Thursday, August 20, 2009

The Death Panel Controversy

Much has been made of the "Death Panel" provision in the current health reform proposals. The actual provision, at least as has been revealed to date, was to give reimbursement to physicians for counselling patients about end of life decisions. Why this needs a separate payment schedule from any of the other things we counsel patients about is another discussion altogether. This has obviously been exagerrated and there is no question that it has been used to score some political points. Big surprise there. The real focus, however, should be on why this issue arose in the first place.
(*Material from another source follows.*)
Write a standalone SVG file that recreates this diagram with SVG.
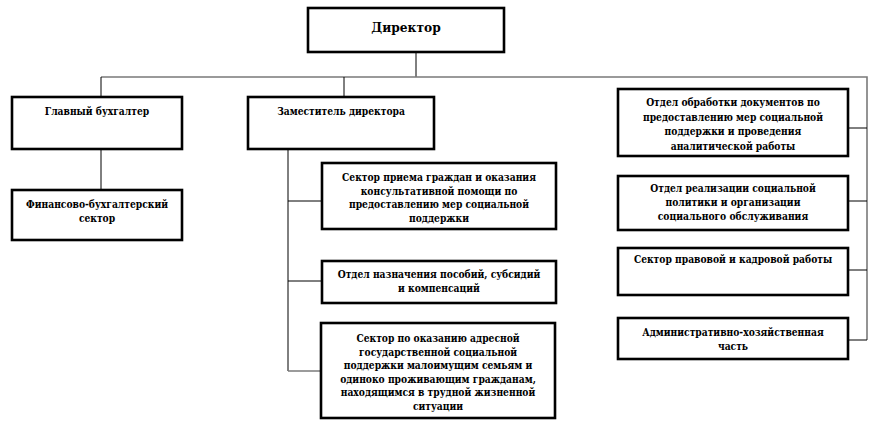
<svg xmlns="http://www.w3.org/2000/svg" width="877" height="443" viewBox="0 0 877 443">
<style>
.box{fill:#fff;stroke:#000;stroke-width:2.6}
.t{font-family:'DejaVu Serif Condensed','DejaVu Serif',serif;font-stretch:condensed;font-weight:700;font-size:10.2px;fill:#000;text-anchor:middle}
.big{font-size:13.6px}
.c{stroke:#000;stroke-width:1;fill:none}
.g{stroke:#7a7a7a;stroke-width:1.6;fill:none}
</style>
<rect width="877" height="443" fill="#fff"/>
<g id="connectors">
<path class="c" d="M416 52V77"/>
<path class="g" d="M101 77H867V340"/>
<path class="c" d="M101 77V97M344 77V97"/>
<path class="c" d="M101 149V190"/>
<path class="c" d="M288 149V371"/>
<path class="c" d="M288 201H322M288 281H322"/>
<path class="g" d="M288 371H321"/>
<path class="c" d="M848 128H867M848 201H867M848 270H867M848 340H867"/>
</g>
<g id="director"><rect class="box" x="308" y="8" width="196" height="44"/><text class="t big" x="406" y="32">Директор</text></g>
<g id="chief-accountant"><rect class="box" x="12" y="97" width="170" height="52"/><text class="t" x="97" y="115">Главный бухгалтер</text></g>
<g id="deputy"><rect class="box" x="248" y="97" width="186" height="52"/><text class="t" x="341" y="115">Заместитель директора</text></g>
<g id="finance"><rect class="box" x="12" y="190" width="170" height="50"/><text class="t" x="97" y="208">Финансово-бухгалтерский</text><text class="t" x="97" y="222">сектор</text></g>
<g id="reception"><rect class="box" x="322" y="163" width="234" height="66"/><text class="t" x="439" y="181">Сектор приема граждан и оказания</text><text class="t" x="439" y="194.5">консультативной помощи по</text><text class="t" x="439" y="208">предоставлению мер социальной</text><text class="t" x="439" y="221.5">поддержки</text></g>
<g id="benefits"><rect class="box" x="322" y="261" width="234" height="42"/><text class="t" x="439" y="278">Отдел назначения пособий, субсидий</text><text class="t" x="439" y="292">и компенсаций</text></g>
<g id="targeted"><rect class="box" x="321" y="323" width="234" height="95"/><text class="t" x="438" y="342">Сектор по оказанию адресной</text><text class="t" x="438" y="355.5">государственной социальной</text><text class="t" x="438" y="369">поддержки малоимущим семьям и</text><text class="t" x="438" y="382.5">одиноко проживающим гражданам,</text><text class="t" x="438" y="396">находящимся в трудной жизненной</text><text class="t" x="438" y="409.5">ситуации</text></g>
<g id="documents"><rect class="box" x="618" y="89" width="230" height="67"/><text class="t" x="733" y="106">Отдел обработки документов по</text><text class="t" x="733" y="120.5">предоставлению мер социальной</text><text class="t" x="733" y="135">поддержки и проведения</text><text class="t" x="733" y="149.5">аналитической работы</text></g>
<g id="social-policy"><rect class="box" x="618" y="176" width="230" height="54"/><text class="t" x="733" y="192">Отдел реализации социальной</text><text class="t" x="733" y="206">политики и организации</text><text class="t" x="733" y="220">социального обслуживания</text></g>
<g id="legal"><rect class="box" x="618" y="248" width="230" height="47"/><text class="t" x="733" y="263">Сектор правовой и кадровой работы</text></g>
<g id="admin"><rect class="box" x="618" y="318" width="230" height="41"/><text class="t" x="733" y="336">Административно-хозяйственная</text><text class="t" x="733" y="349.5">часть</text></g>
</svg>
Human nature being what it is, if you make any proposal on an important subject, keep the details hidden in 4 separate House and Senate bills each over 1000 pages long, have many congressmen who admit they don't even read most of the bills they vote on, and then insist that it come to a decisive vote within 2 weeks, you are going to raise a little suspicion. Rumors and inuendo are the least response one could expect. Trying to evade facing the issue and labelling protestors as a mob of undemocratic stooges will only make it worse.
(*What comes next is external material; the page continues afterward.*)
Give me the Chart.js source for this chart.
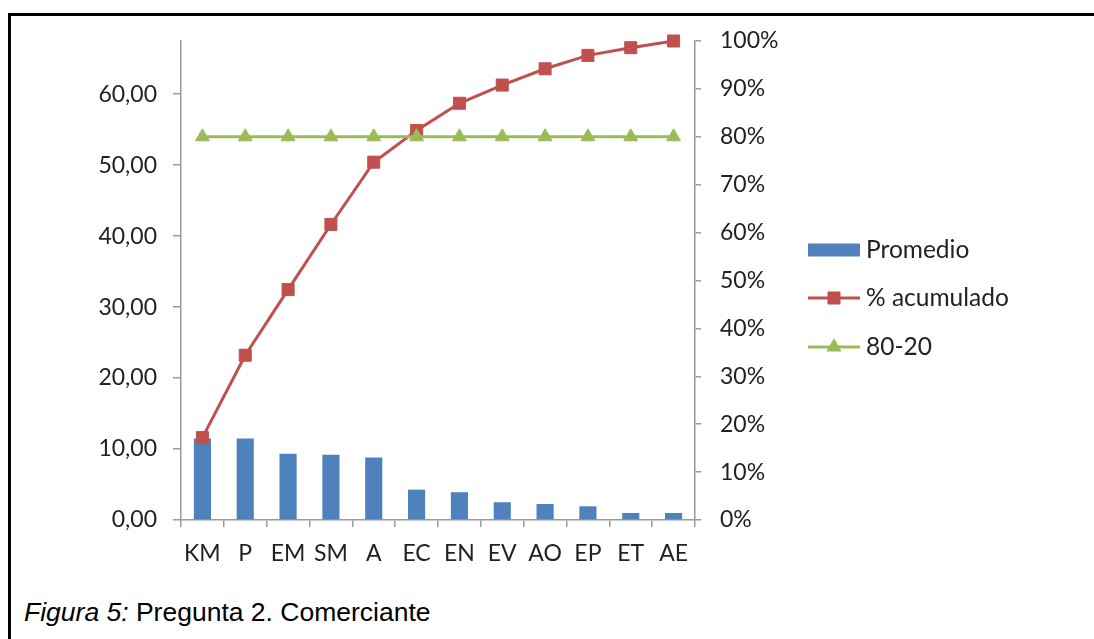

Let's be honest. The thrust of the current proposals is mainly to limit health care costs. No matter how you parse that, it means that some things are going to be cut. When you spend a lot of time talking about how much money is being spent in the last year of life for Medicare patients, it's natural to assume this a place where cuts will occur. In fact, that is exactly what has been done in England, where the euphamistic acronym of NICE has been applied to a panel of "experts" who decide what treatments are worth the money spent per "quality life year."
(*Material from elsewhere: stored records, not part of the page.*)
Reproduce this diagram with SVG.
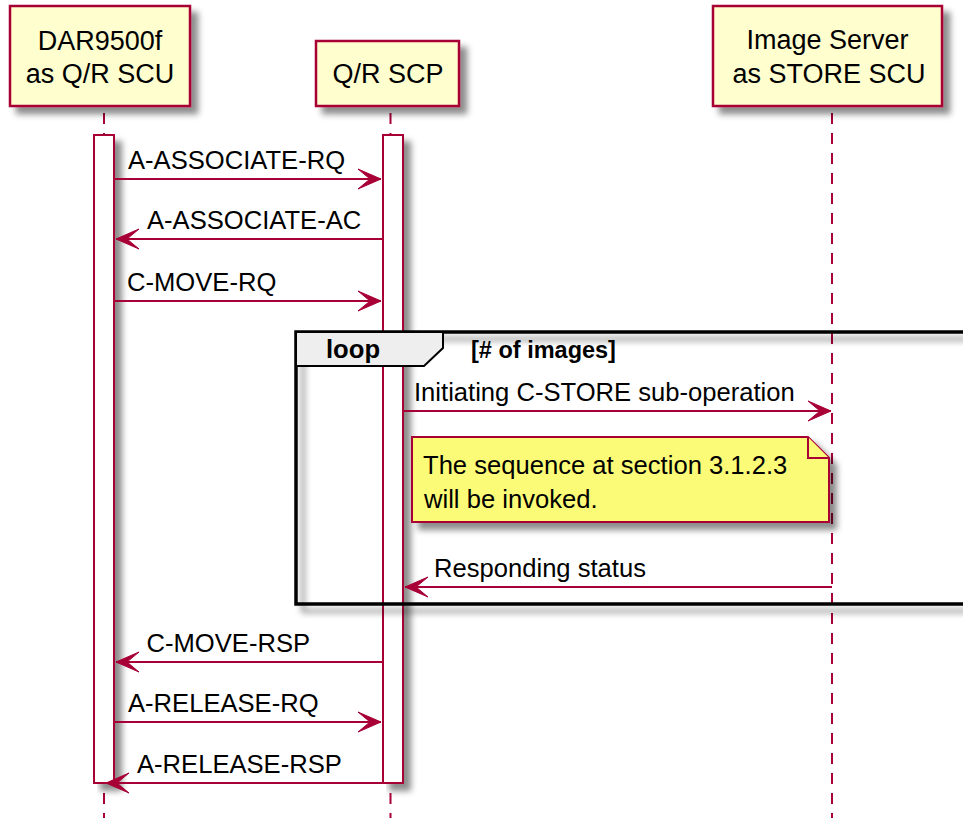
<svg xmlns="http://www.w3.org/2000/svg" width="963" height="818" viewBox="0 0 963 818">
<style>
  text { font-family: "Liberation Sans", Arial, sans-serif; fill: #000000; }
  .pbox { fill: #FEFECE; stroke: #A80036; stroke-width: 2.5; }
  .ptxt { font-size: 27px; text-anchor: middle; }
  .life { stroke: #A80036; stroke-width: 2; stroke-dasharray: 11 9; fill: none; }
  .act { fill: #FFFFFF; stroke: #A80036; stroke-width: 2; }
  .msg { stroke: #A80036; stroke-width: 2; fill: none; marker-end: url(#ah); }
  .mtxt { font-size: 25.6px; }
  .frame { fill: none; stroke: #000000; stroke-width: 3.5; }
  .tab { fill: #EEEEEE; stroke: #000000; stroke-width: 2; }
  .note { fill: #FBFB77; stroke: #A80036; stroke-width: 2; }
</style>
<defs>
  <filter id="sh" x="-0.2" y="-0.2" width="3" height="1.6">
    <feGaussianBlur in="SourceAlpha" stdDeviation="3" result="b"/>
    <feOffset in="b" dx="7" dy="7" result="o"/>
    <feColorMatrix in="o" type="matrix" values="0 0 0 0 0  0 0 0 0 0  0 0 0 0 0  0 0 0 0.45 0" result="s"/>
    <feMerge><feMergeNode in="s"/><feMergeNode in="SourceGraphic"/></feMerge>
  </filter>
  <marker id="ah" markerUnits="userSpaceOnUse" viewBox="-24 -11 25 22" refX="0" refY="0" markerWidth="25" markerHeight="22" orient="auto">
    <path d="M0,0 L-23,-10 L-11,0 L-23,10 Z" fill="#A80036" stroke="#A80036" stroke-width="1"/>
  </marker>
</defs>
<rect width="963" height="818" fill="#FFFFFF"/>

<g id="lifelines">
  <line class="life" x1="104" y1="113" x2="104" y2="818"/>
  <line class="life" x1="390.5" y1="113" x2="390.5" y2="818"/>
  <line class="life" x1="832" y1="113" x2="832" y2="818"/>
</g>

<g id="p-dar">
  <rect class="pbox" x="10" y="6" width="180" height="100" filter="url(#sh)"/>
  <text class="ptxt" x="100" y="50">DAR9500f</text>
  <text class="ptxt" x="100" y="83">as Q/R SCU</text>
</g>
<g id="p-qr">
  <rect class="pbox" x="316" y="41" width="143" height="65" filter="url(#sh)"/>
  <text class="ptxt" x="388" y="83">Q/R SCP</text>
</g>
<g id="p-img">
  <rect class="pbox" x="713" y="6" width="229" height="100" filter="url(#sh)"/>
  <text class="ptxt" x="827.5" y="49">Image Server</text>
  <text class="ptxt" x="829" y="83">as STORE SCU</text>
</g>

<g id="act-dar">
  <rect class="act" x="94" y="135" width="20" height="648" filter="url(#sh)"/>
</g>
<g id="act-qr">
  <rect class="act" x="383" y="135" width="20" height="648" filter="url(#sh)"/>
</g>

<g id="loop">
  <rect class="frame" x="296" y="332" width="700" height="272" filter="url(#sh)"/>
  <path class="tab" d="M296,332 H443 V348 L424,366 H296 Z"/>
  <text x="326" y="358" font-size="25.6" font-weight="bold">loop</text>
  <text x="471" y="358" font-size="23.5" font-weight="bold">[# of images]</text>
</g>

<g id="note">
  <path class="note" d="M412,437 H808 L829,458 V522 H412 Z" filter="url(#sh)"/>
  <path class="note" d="M808,437 V458 H829"/>
  <text class="mtxt" x="423" y="474">The sequence at section 3.1.2.3</text>
  <text class="mtxt" x="424" y="508">will be invoked.</text>
</g>

<g id="connectors">
  <line class="msg" x1="114" y1="179" x2="381" y2="179"/>
  <text class="mtxt" x="128" y="169">A-ASSOCIATE-RQ</text>
  <line class="msg" x1="383" y1="239" x2="116" y2="239"/>
  <text class="mtxt" x="147" y="229">A-ASSOCIATE-AC</text>
  <line class="msg" x1="114" y1="301" x2="381" y2="301"/>
  <text class="mtxt" x="127" y="291">C-MOVE-RQ</text>
  <line class="msg" x1="403" y1="411" x2="831" y2="411"/>
  <text class="mtxt" x="414" y="401">Initiating C-STORE sub-operation</text>
  <line class="msg" x1="832" y1="587" x2="405" y2="587"/>
  <text class="mtxt" x="434" y="577">Responding status</text>
  <line class="msg" x1="383" y1="662" x2="116" y2="662"/>
  <text class="mtxt" x="146.5" y="652">C-MOVE-RSP</text>
  <line class="msg" x1="114" y1="722" x2="381" y2="722"/>
  <text class="mtxt" x="128" y="712">A-RELEASE-RQ</text>
  <line class="msg" x1="383" y1="783" x2="106" y2="783"/>
  <text class="mtxt" x="137" y="773">A-RELEASE-RSP</text>
</g>
</svg>
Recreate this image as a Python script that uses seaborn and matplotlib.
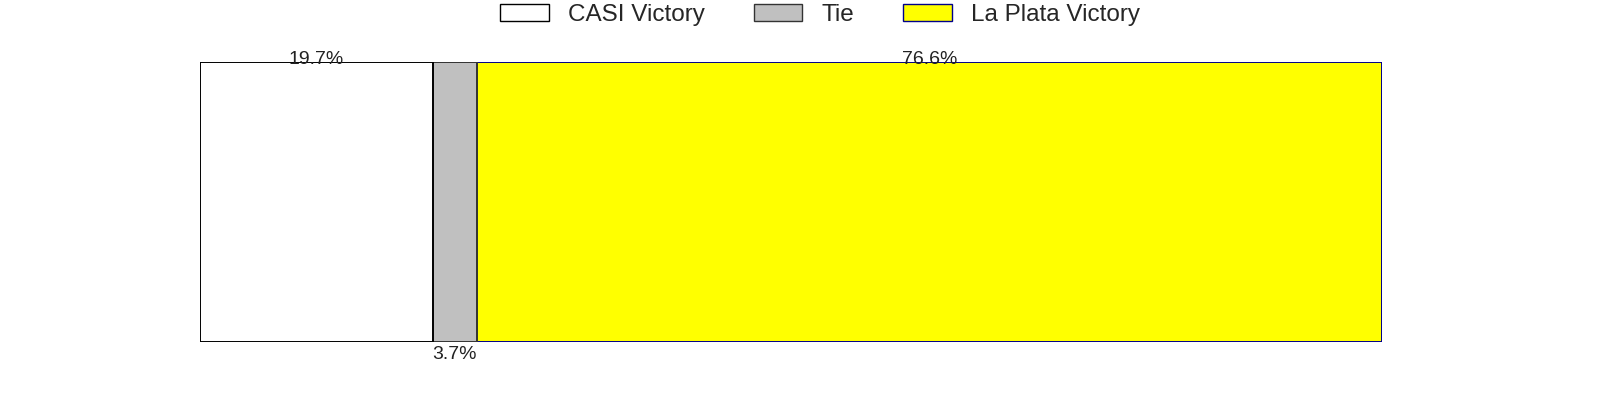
import pandas as pd
import matplotlib.pyplot as plt
import seaborn as sns
from matplotlib.patches import Patch

categories = ['CASI Victory', 'Tie', 'La Plata Victory']
shares = [19.7, 3.7, 76.6]
fill_colors = ['#FFFFFF', '#C0C0C0', '#FFFF00']
edge_colors = ['#000000', '#333333', '#00008B']

sns.set_style('white')
plt.rcParams['font.family'] = ['Liberation Sans', 'DejaVu Sans']

df = pd.DataFrame({'outcome': categories, 'share': shares})
df['end'] = df['share'].cumsum()
df['start'] = df['end'] - df['share']
df['row'] = 'match'

fig = plt.figure(figsize=(16, 4), dpi=100)
ax = fig.add_axes([0.125, 0.145, 0.739, 0.70])

# stacked bar drawn as overlapping cumulative bars, widest first
for i in reversed(range(len(df))):
    sns.barplot(data=df.iloc[[i]], x='end', y='row', orient='h', width=1.0,
                color=fill_colors[i], edgecolor=edge_colors[i], linewidth=1.4,
                saturation=1, ax=ax)

ax.set_xlim(0, df['end'].iloc[-1])
ax.set_ylim(0.5, -0.5)
ax.axis('off')

for i, r in df.iterrows():
    mid = (r['start'] + r['end']) / 2
    txt = f"{r['share']:.1f}%"
    if r['share'] < 10:
        ax.text(mid, 0.515, txt, ha='center', va='top', fontsize=14, color='#222222')
    else:
        ax.text(mid, -0.478, txt, ha='center', va='bottom', fontsize=14, color='#222222')

handles = [Patch(facecolor=c, edgecolor=e, label=l)
           for l, c, e in zip(categories, fill_colors, edge_colors)]
fig.legend(handles=handles, loc='upper center', bbox_to_anchor=(0.5125, 1.045), ncol=3,
           frameon=False, fontsize=17.5, handlelength=2.0, handleheight=0.7,
           handletextpad=0.8, columnspacing=2.0)

fig.savefig('out.png', dpi=100)
plt.close()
How anyone thinks they know what you might consider to be a quality life year seems to be the height of arrogance. Consider the dilemma this presents to a physician. If I decide that I think this is the last year of your life and then withhold treatment, then it likely will be the last year of your life. The common expression for that is "self-fulfilling prophecy." Any honest physician will admit there are patients who survive and live long lives despite expectations. Does that mean that there are no limits? No. Only that you and your family decide rather than a bureaucratic panel.

And things change over time. Recall that Jacqueline Kennedy had a premature baby die while her husband was President. Here you had one of the richest and most powerful people in the world, yet the best medical science could not save that baby. If there were a NICE panel at the time, surely Neonatal Intensive Care would have been on the cutting floor. But today many of these babies are saved and their intellect and accomplishments match their age groups. The only reason this happened is that there were no artificial limits placed on neonatal care.

So, there is nothing surprising about this controversy. If people can express their concerns, regardless of how diplomatically they do it, then the situation can be clarified. Denying that only makes it worse. The lesson should be to have more transparency about what else is hidden in each of those 1000 pages.